>> BEGIN

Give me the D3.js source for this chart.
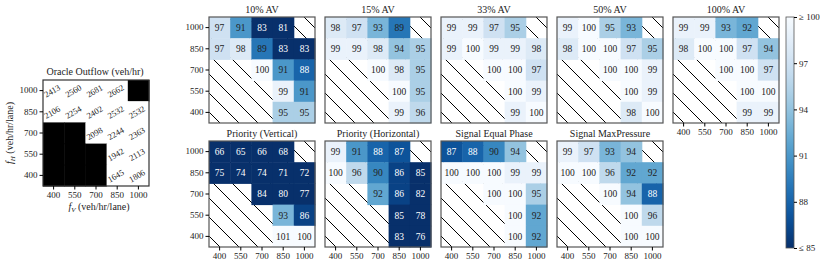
<!DOCTYPE html>
<html lang="en">
<head>
<meta charset="utf-8" />
<script src="https://d3js.org/d3.v7.min.js"></script>
<style>
    body { margin: 0; background: #fff; }
    text { font-family: "Liberation Serif", "DejaVu Serif", serif; fill: #222; }
</style>
</head>
<body>
<div id="chart"></div>
<script>
    // flows (veh/hr/lane)
    const fV = [400, 550, 700, 850, 1000];
    const fH = [1000, 850, 700, 550, 400];

    // oracle outflow, rows are fH (top to bottom), null = no data
    const oracle = [
        [2413, 2560, 2681, 2662, null],
        [2106, 2254, 2402, 2532, 2532],
        [null, null, 2098, 2244, 2363],
        [null, null, null, 1942, 2113],
        [null, null, null, 1645, 1806]
    ];

    // outflow as % of oracle
    const av10 = [[97, 91, 83, 81, null], [97, 98, 89, 83, 83], [null, null, 100, 91, 88], [null, null, null, 99, 91], [null, null, null, 95, 95]];
    const av15 = [[98, 97, 93, 89, null], [99, 99, 98, 94, 95], [null, null, 100, 98, 95], [null, null, null, 100, 95], [null, null, null, 99, 96]];
    const av33 = [[99, 99, 97, 95, null], [99, 100, 99, 99, 98], [null, null, 100, 100, 97], [null, null, null, 100, 99], [null, null, null, 99, 100]];
    const av50 = [[99, 100, 95, 93, null], [98, 100, 100, 97, 95], [null, null, 100, 100, 99], [null, null, null, 100, 99], [null, null, null, 98, 100]];
    const av100 = [[99, 99, 93, 92, null], [98, 100, 100, 97, 94], [null, null, 100, 100, 97], [null, null, null, 100, 100], [null, null, null, 99, 99]];
    const priorityV = [[66, 65, 66, 68, null], [75, 74, 74, 71, 72], [null, null, 84, 80, 77], [null, null, null, 93, 86], [null, null, null, 101, 100]];
    const priorityH = [[99, 91, 88, 87, null], [100, 96, 90, 86, 85], [null, null, 92, 86, 82], [null, null, null, 85, 78], [null, null, null, 83, 76]];
    const signalEqual = [[87, 88, 90, 94, null], [100, 100, 100, 99, 99], [null, null, 100, 100, 95], [null, null, null, 100, 92], [null, null, null, 100, 92]];
    const signalMaxP = [[99, 97, 93, 94, null], [100, 100, 96, 92, 92], [null, null, 100, 94, 88], [null, null, null, 100, 96], [null, null, null, 100, 100]];

    const panelTitles = ["10% AV", "15% AV", "33% AV", "50% AV", "100% AV",
        "Priority (Vertical)", "Priority (Horizontal)", "Signal Equal Phase", "Signal MaxPressure"];
    const panelValues = [av10, av15, av33, av50, av100, priorityV, priorityH, signalEqual, signalMaxP];
    const cbarTicks = [100, 97, 94, 91, 88, 85];

    const W = 830, H = 267;
    const size = 106,
        gridLeft = 209, gridStep = 116,
        rowTops = [17, 141];

    const svg = d3.select("#chart").append("svg")
        .attr("width", W).attr("height", H);

    // hatch for missing cells
    const hs = 19;
    svg.append("defs").append("pattern")
        .attr("id", "hatch")
        .attr("patternUnits", "userSpaceOnUse")
        .attr("width", hs).attr("height", hs)
        .append("path")
        .attr("d", `M-1,-1 L${hs + 1},${hs + 1} M${hs - 1},-1 L${hs + 1},1 M-1,${hs - 1} L1,${hs + 1}`)
        .attr("stroke", "#000").attr("stroke-width", 1);

    const x = d3.scaleBand().domain(fV).range([0, size]);
    const y = d3.scaleBand().domain(fH).range([0, size]);
    const color = v => d3.interpolateBlues(Math.max(0, Math.min(1, (100 - v) / 15)));

    function cellsOf(vals) {
        const out = [];
        vals.forEach((row, i) => row.forEach((v, j) => out.push({ h: fH[i], v: fV[j], val: v })));
        return out;
    }

    function drawAxes(g, showY, showX) {
        if (showY) {
            const ya = g.append("g").call(d3.axisLeft(y).tickSize(3.5).tickPadding(2));
            ya.select(".domain").remove();
            ya.selectAll("text").attr("font-size", 9).attr("font-family", "Liberation Serif");
        }
        if (showX) {
            const xa = g.append("g").attr("transform", `translate(0,${size})`)
                .call(d3.axisBottom(x).tickSize(3.5).tickPadding(2));
            xa.select(".domain").remove();
            xa.selectAll("text").attr("font-size", 9).attr("font-family", "Liberation Serif");
        }
    }

    // percentage panels
    panelValues.forEach((vals, k) => {
        const r = k < 5 ? 0 : 1, c = k < 5 ? k : k - 5;
        const g = svg.append("g")
            .attr("transform", `translate(${gridLeft + c * gridStep},${rowTops[r]})`);

        g.append("rect").attr("width", size).attr("height", size).attr("fill", "url(#hatch)");

        const cells = cellsOf(vals).filter(d => d.val !== null);
        g.selectAll("rect.cell").data(cells).enter().append("rect")
            .attr("class", "cell")
            .attr("x", d => x(d.v)).attr("y", d => y(d.h))
            .attr("width", x.bandwidth() + 0.5).attr("height", y.bandwidth() + 0.5)
            .attr("fill", d => color(d.val));

        g.selectAll("text.val").data(cells).enter().append("text")
            .attr("class", "val")
            .attr("x", d => x(d.v) + x.bandwidth() / 2)
            .attr("y", d => y(d.h) + y.bandwidth() / 2 + 3.3)
            .attr("text-anchor", "middle")
            .attr("font-size", 9.5)
            .style("fill", d => d.val < 89 ? "#fff" : "#222")
            .text(d => d.val);

        g.append("rect").attr("width", size).attr("height", size)
            .attr("fill", "none").attr("stroke", "#555").attr("stroke-width", 1.2);

        g.append("text").attr("x", size / 2).attr("y", -4)
            .attr("text-anchor", "middle").attr("font-size", 10)
            .text(panelTitles[k]);

        drawAxes(g, c === 0, r === 1 || k === 4);
    });

    // oracle panel
    const og = svg.append("g").attr("transform", "translate(43,80)");
    const ocells = cellsOf(oracle);
    og.selectAll("rect.cell").data(ocells).enter().append("rect")
        .attr("x", d => x(d.v)).attr("y", d => y(d.h))
        .attr("width", x.bandwidth() + 0.5).attr("height", y.bandwidth() + 0.5)
        .attr("fill", d => d.val === null ? "#000" : "#fff");
    og.selectAll("text.val").data(ocells.filter(d => d.val !== null)).enter().append("text")
        .attr("transform", d => `translate(${x(d.v) + x.bandwidth() / 2},${y(d.h) + y.bandwidth() / 2 + 3}) rotate(-30)`)
        .attr("text-anchor", "middle")
        .attr("font-size", 8.5)
        .text(d => d.val);
    og.append("rect").attr("width", size).attr("height", size)
        .attr("fill", "none").attr("stroke", "#333").attr("stroke-width", 1.2);
    og.append("text").attr("x", size / 2 - 1).attr("y", -5)
        .attr("text-anchor", "middle").attr("font-size", 10)
        .text("Oracle Outflow (veh/hr)");
    drawAxes(og, true, true);

    const xl = og.append("text").attr("x", size / 2 + 3).attr("y", size + 24)
        .attr("text-anchor", "middle").attr("font-size", 10);
    xl.append("tspan").attr("font-style", "italic").text("f");
    xl.append("tspan").attr("font-size", 7).attr("font-style", "italic").attr("dy", 2).text("V");
    xl.append("tspan").attr("dy", -2).text(" (veh/hr/lane)");

    const yl = svg.append("text")
        .attr("transform", "translate(13,133) rotate(-90)")
        .attr("text-anchor", "middle").attr("font-size", 10);
    yl.append("tspan").attr("font-style", "italic").text("f");
    yl.append("tspan").attr("font-size", 7).attr("font-style", "italic").attr("dy", 2).text("H");
    yl.append("tspan").attr("dy", -2).text(" (veh/hr/lane)");

    // colorbar
    const cbX = 786, cbW = 8, cbTop = 17, cbBot = 248;
    const cy = d3.scaleLinear().domain([100, 85]).range([cbTop, cbBot]);
    const grad = svg.select("defs").append("linearGradient")
        .attr("id", "cbgrad").attr("x1", 0).attr("x2", 0).attr("y1", 0).attr("y2", 1);
    d3.range(0, 1.0001, 0.05).forEach(t => {
        grad.append("stop").attr("offset", t).attr("stop-color", color(100 - 15 * t));
    });
    svg.append("rect").attr("x", cbX).attr("y", cbTop)
        .attr("width", cbW).attr("height", cbBot - cbTop)
        .attr("fill", "url(#cbgrad)").attr("stroke", "#555").attr("stroke-width", 0.8);
    const cba = svg.append("g").attr("transform", `translate(${cbX + cbW},0)`)
        .call(d3.axisRight(cy).tickValues(cbarTicks).tickSize(3).tickPadding(2)
            .tickFormat(d => d === 100 ? "\u2265 100" : d === 85 ? "\u2264 85" : d));
    cba.select(".domain").remove();
    cba.selectAll("text").attr("font-size", 9).attr("font-family", "Liberation Serif");
</script>
</body>
</html>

>> END

*What the exercise asks*
Your task is to return the lines above, from the first one up to and including the line containing "const fH = [1000, 850, 700, 550, 400];", minus any pictures.

*Full output*
Give me the D3.js source for this chart.
<!DOCTYPE html>
<html lang="en">
<head>
<meta charset="utf-8" />
<script src="https://d3js.org/d3.v7.min.js"></script>
<style>
    body { margin: 0; background: #fff; }
    text { font-family: "Liberation Serif", "DejaVu Serif", serif; fill: #222; }
</style>
</head>
<body>
<div id="chart"></div>
<script>
    // flows (veh/hr/lane)
    const fV = [400, 550, 700, 850, 1000];
    const fH = [1000, 850, 700, 550, 400];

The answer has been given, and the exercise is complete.